I got this Error when serving a model into databricks using MLflow,
Unrecognized content type parameters: format. IMPORTANT: The MLflow Model scoring protocol has changed in MLflow version 2.0. If you are seeing this error, you are likely using an outdated scoring request format. To resolve the error, either update your request format or adjust your MLflow Model's requirements file to specify an older version of MLflow (for example, change the 'mlflow' requirement specifier to 'mlflow==1.30.0'). If you are making a request using the MLflow client (e.g. via mlflow.pyfunc.spark_udf()), upgrade your MLflow client to a version >= 2.0 in order to use the new request format. For more information about the updated MLflow Model scoring protocol in MLflow 2.0, see https://mlflow.org/docs/latest/models.html#deploy-mlflow-models.
I'm looking after the right format to use on my Json input, as the format I am using looks like this example :
[
{
"input1":12,
"input2":290.0,
"input3":'red'
}
]
I don't really know if it's related to a version of my mlfow (currently I'm using mlflow==1.24.0
), I can not update the version as I do not have some privileges.
I also have tried the solution suggested here and got :
TypeError:spark_udf() got an unexpected keyword argument 'env_manager'
I do not find any documentation so far to solve this issue.
Thank you for your help, in advance.
When you are logging the model, your MLflow version is 1.24, but when you serve it as an API in Databrick's there will be a new environment created for it. This new environment is installing a 2.0+ version of MLflow. As the error message suggests, you can either specify the MLflow version or update the request format.

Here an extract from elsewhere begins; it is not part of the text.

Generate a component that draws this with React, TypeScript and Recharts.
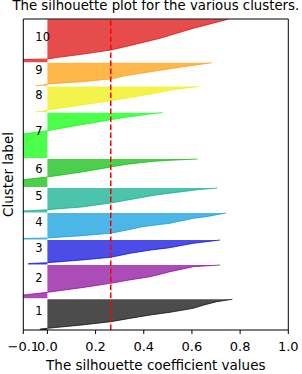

If you are using Classic Model Serving, you should specify the version, if you are using Serverless Model Serving, you should update the request format. If you must use Classic Model Serving and do not want to upgrade, scroll to the bottom.
When logging the model, you can specify a new Conda environment or add additional pip requirements that are used when the model is being served.
pip
# log model with mlflow==1.* specified
mlflow.<flavor>.log_model(..., extra_pip_requirements=["mlflow==1.*"])
Conda
# get default conda env
conda_env = mlflow.<flavor>.get_default_conda_env()
print(conda_env)
# specify mlflow==1.*
conda_env = {
"channels": ["conda-forge"],
"dependencies": [
"python=3.9.5",
"pip<=21.2.4",
{"pip": ["mlflow==1.*", "cloudpickle==2.0.0"]},
],
"name": "mlflow-env",
}
# log model with new conda_env
mlflow.<flavor>.log_model(..., conda_env=conda_env)

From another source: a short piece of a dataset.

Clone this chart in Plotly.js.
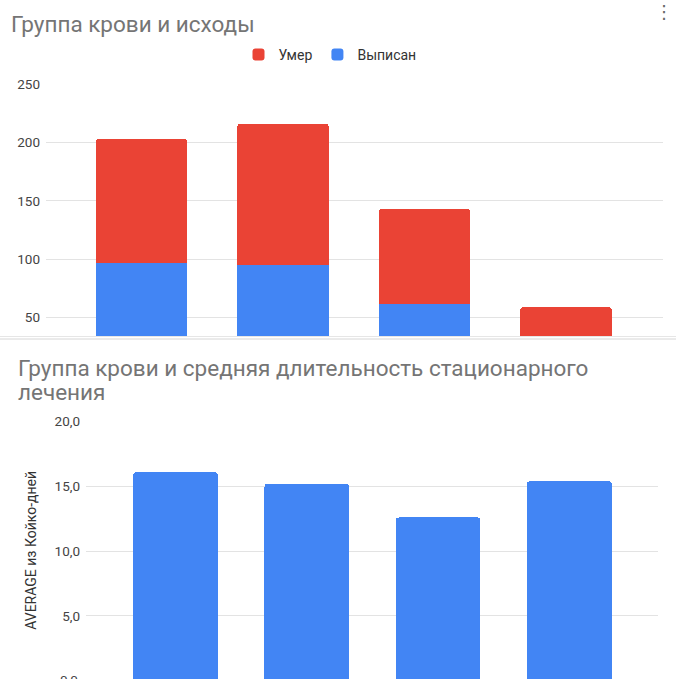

An alternative is to update the JSON request format, but this only will work if you are using Databrick's Serverless.
In the MLflow docs link at the end of the error message, you can see all the formats. From the data, you provided, I would suggest using dataframe_split
or dataframe_records
.
{
"dataframe_split": {
"columns": ["input1", "input2", "input3"],
"data": [[1, 2, "red"]]
}
}
{
"dataframe_records": [
{
"input1": 12,
"input2": 290,
"input3": "red"
}
]
}
If you are using Classic Model Serving, don't want to specify the MLflow version and want to use the UI for inference, DO NOT log an input_example
when you log the model. I know this does not follow "best practice" for MLflow, but because of some investigating, I believe there is an issue with Databricks when you do this.
When you log an input_example
, MLFlow logs information about the example including type
and pandas_orient
. This information is used to generate the inference recipe. As you can see in the generated curl command, it sets format=pandas-records
(the JSON is not generated). But this returns the Unrecognized content type... error.
curl \
-u token:$DATABRICKS_TOKEN \
-X POST \
-H "Content-Type: application/json; format=pandas-records" \
-d '{
"dataframe_split": {
"columns": ["input1", "input2", "input3"],
"data": [[12, 290, 3]]
}
}' \
https://<url>/model/<model>/<version>/invocations
For me when I removed format=pandas-records
entirely, then everything works as expected. Because of this, I believe if you log an example and use the UI then Databricks is adding this format to the request for you. Which results in an error even if you did everything correctly. While in serverless the generated curl does not include this parameter at all.